__Entries__
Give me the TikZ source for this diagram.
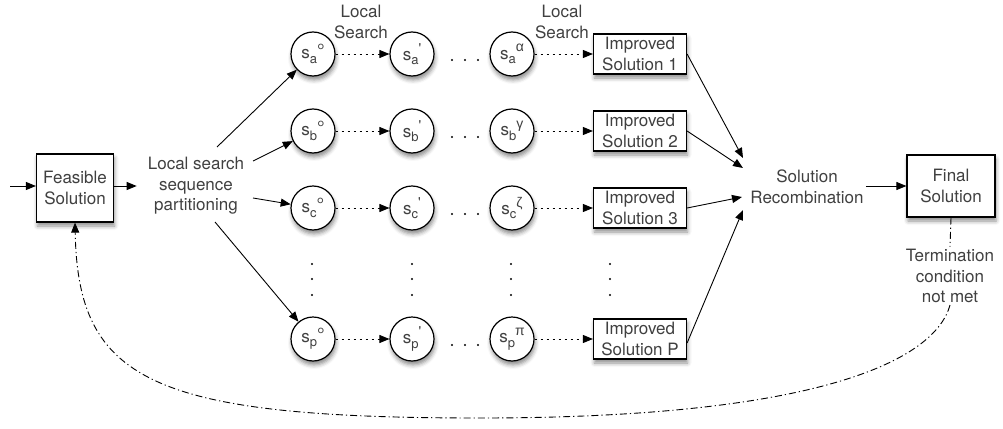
\documentclass[tikz,border=0pt]{standalone}
\usepackage{fontspec}
\setmainfont{TeX Gyre Heros}
\newfontfamily\rawfont{TeX Gyre Heros}[Ligatures=TeXOff]
\newfontfamily\greekfont{Liberation Sans}
\usetikzlibrary{arrows.meta,shadows.blur}

% state label: s with a lowered index and a raised mark
\newcommand\stlabel[2]{s\raisebox{-0.5ex}{\fontsize{13}{13}\selectfont #1}#2}
\newcommand\supmark[1]{\raisebox{0.8ex}{\fontsize{14}{14}\selectfont #1}}
\newcommand\ring{\raisebox{0.1ex}{\fontsize{19}{19}\selectfont °}}
\newcommand\prm{\supmark{\rawfont '}}
\newcommand\gk[1]{\supmark{\greekfont #1}}

\tikzset{
  x=1pt, y=-1pt,
  lbl/.style={text=black!75, font=\fontsize{17}{20.5}\selectfont, align=center, inner sep=2pt},
  soft/.style={blur shadow={shadow xshift=1pt, shadow yshift=-4pt, shadow blur radius=4pt, shadow opacity=45}},
  box/.style={lbl, draw=black, line width=1.2pt, fill=white, soft, inner sep=0pt},
  state/.style={circle, draw=black, line width=1.2pt, fill=white, soft, minimum size=44pt,
                inner sep=0pt, text=black!75, font=\fontsize{17}{18}\selectfont},
  flow/.style={-{Triangle[length=10pt,width=8pt]}, line width=0.9pt},
  search/.style={flow, dash pattern=on 2pt off 4pt},
  loopback/.style={line width=0.9pt, dash pattern=on 7pt off 3pt on 1.2pt off 3pt},
  dotmark/.style={fill=black}
}

\begin{document}
\begin{tikzpicture}
\useasboundingbox (0,0) rectangle (1003,428);

% input and partitioning
\coordinate (in) at (10,186);
\node[box, minimum width=77pt, minimum height=68pt] (fs) at (75,188) {Feasible\\Solution};
\node[lbl] (ls) at (196,186) {Local search\\sequence\\partitioning};
\draw[flow] (in) -- (in -| fs.west);
\draw[flow] (fs.east |- ls) -- ([xshift=-9pt]ls.west);

% local search chains
\foreach \r/\y/\m/\bn in {a/54/\gk{α}/1, b/131/\gk{γ}/2, c/208/\gk{ζ}/3, p/339/\gk{π}/P}{
  \node[state] (\r0) at (313,\y) {\stlabel{\r}{\ring}};
  \node[state] (\r1) at (412,\y) {\stlabel{\r}{\prm}};
  \node[state] (\r2) at (512,\y) {\stlabel{\r}{\m}};
  \node[box, minimum width=93pt, minimum height=40pt] (i\r) at (640,\y) {Improved\\Solution \bn};
  \draw[search] (\r0) -- (\r1);
  \draw[search] (\r2) -- (i\r);
  \foreach \dx in {452,465,478}
    \fill[dotmark] (\dx,\y+6) circle (1.2);
}

% elided rows
\foreach \dx in {312,412,511,610}
  \foreach \dy in {264,279,295}
    \fill[dotmark] (\dx,\dy) circle (1.2);

% fan out
\coordinate (la) at (217,147);
\coordinate (lb) at (253,161);
\coordinate (lc) at (253,198);
\coordinate (lp) at (215,222);
\draw[flow] (la) -- (a0);
\draw[flow] (lb) -- (b0);
\draw[flow] (lc) -- (c0);
\draw[flow] (lp) -- (p0);

% labels above the first row
\node[lbl] (ls1) at (361,22) {Local\\Search};
\node[lbl] (ls2) at (562,22) {Local\\Search};

% recombination
\node[lbl] (rc) at (807,187) {Solution\\Recombination};
\coordinate (ra) at (743,158);
\coordinate (rb) at (743,168);
\coordinate (rcc) at (742,197);
\coordinate (rp) at (743,210);
\draw[flow] (ia.east) -- (ra);
\draw[flow] (ib.east) -- (rb);
\draw[flow] (ic.east) -- (rcc);
\draw[flow] ([yshift=-4pt]ip.east) -- (rp);

\node[box, minimum width=88pt, minimum height=62pt] (fb) at (951,186) {Final\\Solution};
\draw[flow] (rc.east |- fb) -- (fb.west);

% loop back
\node[lbl] (tc) at (950,276) {Termination\\condition\\not met};
\draw[loopback] (fb.south) -- (tc.north);
\draw[loopback, -{Triangle[length=10pt,width=8pt]}]
  (tc.south) .. controls (935,360) and (820,418) .. (480,418)
             .. controls (150,418) and (78,380) .. (fs.south);
\end{tikzpicture}
\end{document}
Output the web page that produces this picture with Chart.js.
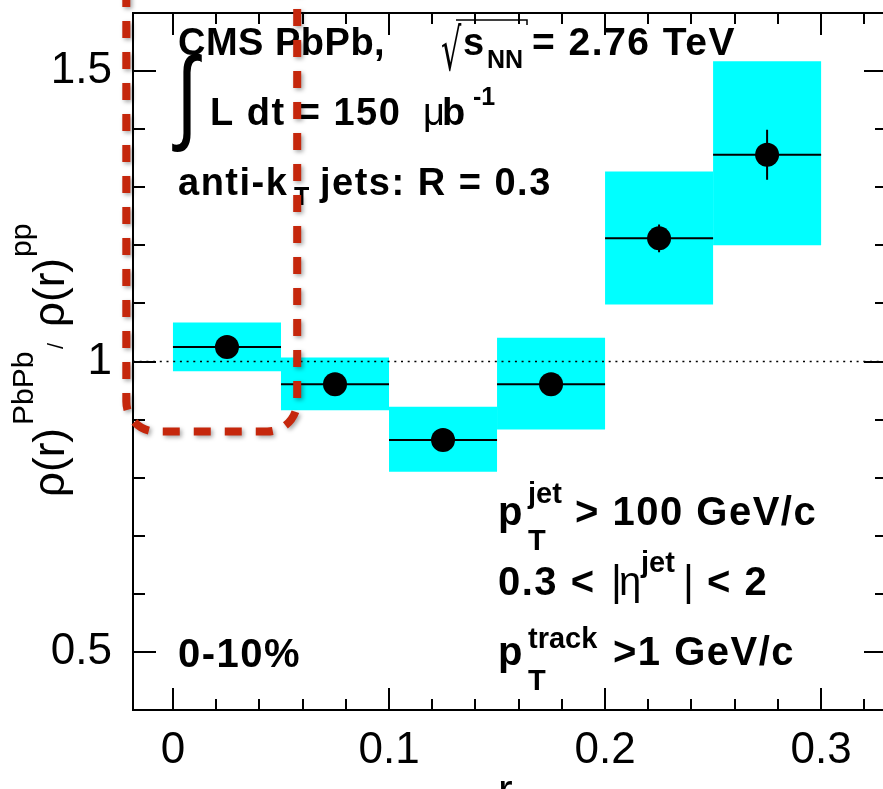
<!DOCTYPE html>
<html>
<head>
<meta charset="utf-8">
<script src="https://cdn.jsdelivr.net/npm/chart.js@4.4.0/dist/chart.umd.min.js"></script>
<style>
  html, body { margin:0; padding:0; overflow:hidden; background:#fff; }
  #wrap { position:relative; width:900px; height:830px; }
</style>
</head>
<body>
<div id="wrap"><canvas id="c"></canvas></div>
<script>
// jet shape ratio PbPb / pp, 0-10% centrality
const binLow    = [0.00, 0.05, 0.10, 0.15, 0.20, 0.25];
const binHigh   = [0.05, 0.10, 0.15, 0.20, 0.25, 0.30];
const binCenter = [0.025, 0.075, 0.125, 0.175, 0.225, 0.275];
const ratio     = [1.025, 0.961, 0.865, 0.961, 1.212, 1.356];
const statErr   = [0.010, 0.010, 0.012, 0.014, 0.024, 0.043];
const sysLow    = [0.983, 0.916, 0.810, 0.883, 1.098, 1.200];
const sysHigh   = [1.067, 1.007, 0.922, 1.041, 1.327, 1.517];

const xTicks      = [0, 0.1, 0.2, 0.3];
const xTickLabels = ['0', '0.1', '0.2', '0.3'];
const yTicks      = [0.5, 1, 1.5];
const yTickLabels = ['0.5', '1', '1.5'];
const refLine = 1;

// highlighted region (red dashed outline), in data units
const markX = [-0.0216, 0.0575];
const markYLow = 0.8795;

const X_MIN = -0.0185, X_MAX = 0.3305, Y_MIN = 0.4, Y_MAX = 1.6;
const FONT = 'Liberation Sans';

const boxData = binCenter.map((x, i) => ({x, y: [sysLow[i], sysHigh[i]]}));
const hErr = [];
binCenter.forEach((x, i) => {
  hErr.push({x: binLow[i], y: ratio[i]}, {x: binHigh[i], y: ratio[i]}, {x: binHigh[i], y: null});
});
const vErr = [];
binCenter.forEach((x, i) => {
  vErr.push({x, y: ratio[i] - statErr[i]}, {x, y: ratio[i] + statErr[i]}, {x, y: null});
});
const points = binCenter.map((x, i) => ({x, y: ratio[i]}));

function put(ctx, t, x, y, size, bold, ls) {
  ctx.font = (bold ? 'bold ' : '') + size + 'px "' + FONT + '"';
  ctx.letterSpacing = (ls || 0) + 'px';
  ctx.fillText(t, x, y);
  ctx.letterSpacing = '0px';
}

const framePlugin = {
  id: 'frame',
  afterDatasetsDraw(chart) {
    const {ctx, chartArea: a} = chart;
    const xs = chart.scales.x, ys = chart.scales.y;
    ctx.save();
    ctx.strokeStyle = '#000';
    ctx.lineWidth = 2;
    ctx.strokeRect(a.left, a.top, a.right - a.left, a.bottom - a.top);
    ctx.beginPath();
    const xStep = (xTicks[1] - xTicks[0]) / 5;
    for (let i = -1; i < xTicks.length; i++) {
      const base = i < 0 ? xTicks[0] - 5 * xStep : xTicks[i];
      for (let k = 0; k < 5; k++) {
        const v = base + k * xStep;
        if (v <= X_MIN || v >= X_MAX) continue;
        const len = k === 0 ? 22 : 11;
        const p = Math.round(xs.getPixelForValue(v));
        ctx.moveTo(p, a.bottom); ctx.lineTo(p, a.bottom - len);
        ctx.moveTo(p, a.top); ctx.lineTo(p, a.top + len);
      }
    }
    const yStep = (yTicks[1] - yTicks[0]) / 5;
    for (let i = -1; i < yTicks.length; i++) {
      const base = i < 0 ? yTicks[0] - 5 * yStep : yTicks[i];
      for (let k = 0; k < 5; k++) {
        const v = base + k * yStep;
        if (v <= Y_MIN + 1e-9 || v >= Y_MAX - 1e-9) continue;
        const len = k === 0 ? 23 : 12;
        const p = Math.round(ys.getPixelForValue(v));
        ctx.moveTo(a.left, p); ctx.lineTo(a.left + len, p);
        ctx.moveTo(a.right, p); ctx.lineTo(a.right - len, p);
      }
    }
    ctx.stroke();
    ctx.restore();
  }
};

const textPlugin = {
  id: 'texts',
  afterDraw(chart) {
    const {ctx} = chart;
    const xs = chart.scales.x, ys = chart.scales.y;
    ctx.save();
    ctx.fillStyle = '#000';
    ctx.textBaseline = 'alphabetic';
    ctx.textAlign = 'left';

    // upper-left block
    put(ctx, 'CMS PbPb,', 178, 55, 38, true, 0.5);
    ctx.save();
    ctx.translate(441, 70);
    ctx.scale(0.55, 1);
    ctx.font = '58px "DejaVu Sans"';
    ctx.fillText('\u221A', 0, 0);
    ctx.restore();
    ctx.strokeStyle = '#000';
    ctx.lineWidth = 1.5;
    ctx.beginPath();
    ctx.moveTo(456, 20); ctx.lineTo(527, 20); ctx.lineTo(527, 25);
    ctx.stroke();
    put(ctx, 's', 463, 55, 38, true);
    put(ctx, 'NN', 487, 68, 25, true);
    put(ctx, '= 2.76 TeV', 532, 55, 39, true, 1.5);

    ctx.save();
    ctx.translate(176, 130);
    ctx.scale(1, 1.3);
    ctx.font = '80px "Liberation Sans"';
    ctx.fillText('\u222B', 0, 0);
    ctx.restore();
    put(ctx, 'L dt = 150', 210, 125, 38, true, 1.5);
    put(ctx, '\u03BC', 423, 125, 38, false);
    put(ctx, 'b', 442, 125, 38, true);
    put(ctx, '-1', 473, 105, 25, true);

    put(ctx, 'anti-k', 178, 195, 38, true, 1.5);
    put(ctx, 'T', 294, 205, 25, true);
    put(ctx, 'jets: R = 0.3', 320, 195, 38, true, 1.5);

    put(ctx, '0-10%', 178, 667, 40, true, 1.5);

    // lower-right block
    put(ctx, 'p', 498, 525, 40, true);
    put(ctx, 'jet', 528, 503, 29, true);
    put(ctx, 'T', 528, 550, 29, true);
    put(ctx, '> 100 GeV/c', 575, 525, 40, true, 1.5);

    put(ctx, '0.3 <', 498, 595, 40, true, 1.5);
    put(ctx, '|', 611, 595, 42, false);
    put(ctx, '\u03B7', 619, 595, 40, false);
    put(ctx, 'jet', 641, 572, 29, true);
    put(ctx, '|', 683, 595, 42, false);
    put(ctx, '< 2', 707, 595, 40, true, 1.5);

    put(ctx, 'p', 498, 665, 40, true);
    put(ctx, 'track', 528, 648, 29, true);
    put(ctx, 'T', 528, 690, 29, true);
    put(ctx, '>1 GeV/c', 613, 665, 40, true, 1.5);

    // axis titles
    put(ctx, 'r', 498, 805, 44, false);
    ctx.save();
    ctx.translate(64, 497);
    ctx.rotate(-Math.PI / 2);
    put(ctx, '\u03C1(r)', 0, 0, 44, false);
    put(ctx, 'PbPb', 72, -31, 30, false);
    put(ctx, '/', 148, -1, 22, false);
    put(ctx, '\u03C1(r)', 170, 0, 44, false);
    put(ctx, 'pp', 240, -33, 30, false);
    ctx.restore();

    // red dashed highlight
    const L = xs.getPixelForValue(markX[0]);
    const R = xs.getPixelForValue(markX[1]);
    const B = ys.getPixelForValue(markYLow);
    const r = 30;
    ctx.save();
    ctx.strokeStyle = '#c5270c';
    ctx.lineWidth = 8;
    ctx.setLineDash([17, 14]);
    ctx.shadowColor = 'rgba(0,0,0,0.35)';
    ctx.shadowBlur = 4;
    ctx.shadowOffsetX = 2;
    ctx.shadowOffsetY = 2;
    ctx.beginPath();
    ctx.moveTo(L, -10);
    ctx.lineTo(L, B - r);
    ctx.arcTo(L, B, L + r, B, r);
    ctx.lineTo(R - r, B);
    ctx.arcTo(R, B, R, B - r, r);
    ctx.lineTo(R, -10);
    ctx.stroke();
    ctx.restore();

    ctx.restore();
  }
};

new Chart(document.getElementById('c'), {
  type: 'bar',
  data: {
    datasets: [
      {
        type: 'bar', data: boxData, backgroundColor: '#00ffff', borderWidth: 0,
        barPercentage: 1, categoryPercentage: 1, inflateAmount: 0, order: 5
      },
      {
        type: 'line', data: [{x: X_MIN, y: refLine}, {x: X_MAX, y: refLine}],
        borderColor: '#000', borderWidth: 1.5, borderDash: [2, 4.7], pointRadius: 0, order: 4
      },
      {
        type: 'line', data: hErr, borderColor: '#000', borderWidth: 2,
        pointRadius: 0, spanGaps: false, order: 3
      },
      {
        type: 'line', data: vErr, borderColor: '#000', borderWidth: 2,
        pointRadius: 0, spanGaps: false, order: 2
      },
      {
        type: 'line', data: points, showLine: false, pointRadius: 12,
        pointBackgroundColor: '#000', pointBorderColor: '#000', pointBorderWidth: 0, order: 1
      }
    ]
  },
  options: {
    responsive: true,
    maintainAspectRatio: false,
    animation: false,
    events: [],
    layout: {padding: {top: 13, right: 13, left: 0, bottom: 0}},
    plugins: {legend: {display: false}, tooltip: {enabled: false}},
    scales: {
      x: {
        type: 'linear', min: X_MIN, max: X_MAX, offset: false,
        grid: {display: false}, border: {display: false},
        afterBuildTicks: s => { s.ticks = xTicks.map(v => ({value: v})); },
        afterFit: s => { s.height = 120; s.paddingLeft = 0; s.paddingRight = 0; },
        ticks: {
          color: '#000', padding: 6, maxRotation: 0, autoSkip: false,
          font: {family: FONT, size: 44, lineHeight: 1.2},
          callback: (v, i) => xTickLabels[i]
        }
      },
      y: {
        type: 'linear', min: Y_MIN, max: Y_MAX,
        grid: {display: false}, border: {display: false},
        afterBuildTicks: s => { s.ticks = yTicks.map(v => ({value: v})); },
        afterFit: s => { s.width = 133; s.paddingTop = 0; s.paddingBottom = 0; },
        ticks: {
          color: '#000', padding: 13, autoSkip: false,
          font: {family: FONT, size: 44},
          callback: (v, i) => yTickLabels[i]
        }
      }
    }
  },
  plugins: [framePlugin, textPlugin]
});
</script>
</body>
</html>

__What is needed__
Give again, word for word, every line from the top of the data through the line with "ls) -- ([xshift=-9pt]ls.west);", both ends included, and exclude the pictures.

__Output of the exercise__
Give me the TikZ source for this diagram.
\documentclass[tikz,border=0pt]{standalone}
\usepackage{fontspec}
\setmainfont{TeX Gyre Heros}
\newfontfamily\rawfont{TeX Gyre Heros}[Ligatures=TeXOff]
\newfontfamily\greekfont{Liberation Sans}
\usetikzlibrary{arrows.meta,shadows.blur}

% state label: s with a lowered index and a raised mark
\newcommand\stlabel[2]{s\raisebox{-0.5ex}{\fontsize{13}{13}\selectfont #1}#2}
\newcommand\supmark[1]{\raisebox{0.8ex}{\fontsize{14}{14}\selectfont #1}}
\newcommand\ring{\raisebox{0.1ex}{\fontsize{19}{19}\selectfont °}}
\newcommand\prm{\supmark{\rawfont '}}
\newcommand\gk[1]{\supmark{\greekfont #1}}

\tikzset{
  x=1pt, y=-1pt,
  lbl/.style={text=black!75, font=\fontsize{17}{20.5}\selectfont, align=center, inner sep=2pt},
  soft/.style={blur shadow={shadow xshift=1pt, shadow yshift=-4pt, shadow blur radius=4pt, shadow opacity=45}},
  box/.style={lbl, draw=black, line width=1.2pt, fill=white, soft, inner sep=0pt},
  state/.style={circle, draw=black, line width=1.2pt, fill=white, soft, minimum size=44pt,
                inner sep=0pt, text=black!75, font=\fontsize{17}{18}\selectfont},
  flow/.style={-{Triangle[length=10pt,width=8pt]}, line width=0.9pt},
  search/.style={flow, dash pattern=on 2pt off 4pt},
  loopback/.style={line width=0.9pt, dash pattern=on 7pt off 3pt on 1.2pt off 3pt},
  dotmark/.style={fill=black}
}

\begin{document}
\begin{tikzpicture}
\useasboundingbox (0,0) rectangle (1003,428);

% input and partitioning
\coordinate (in) at (10,186);
\node[box, minimum width=77pt, minimum height=68pt] (fs) at (75,188) {Feasible\\Solution};
\node[lbl] (ls) at (196,186) {Local search\\sequence\\partitioning};
\draw[flow] (in) -- (in -| fs.west);
\draw[flow] (fs.east |- ls) -- ([xshift=-9pt]ls.west);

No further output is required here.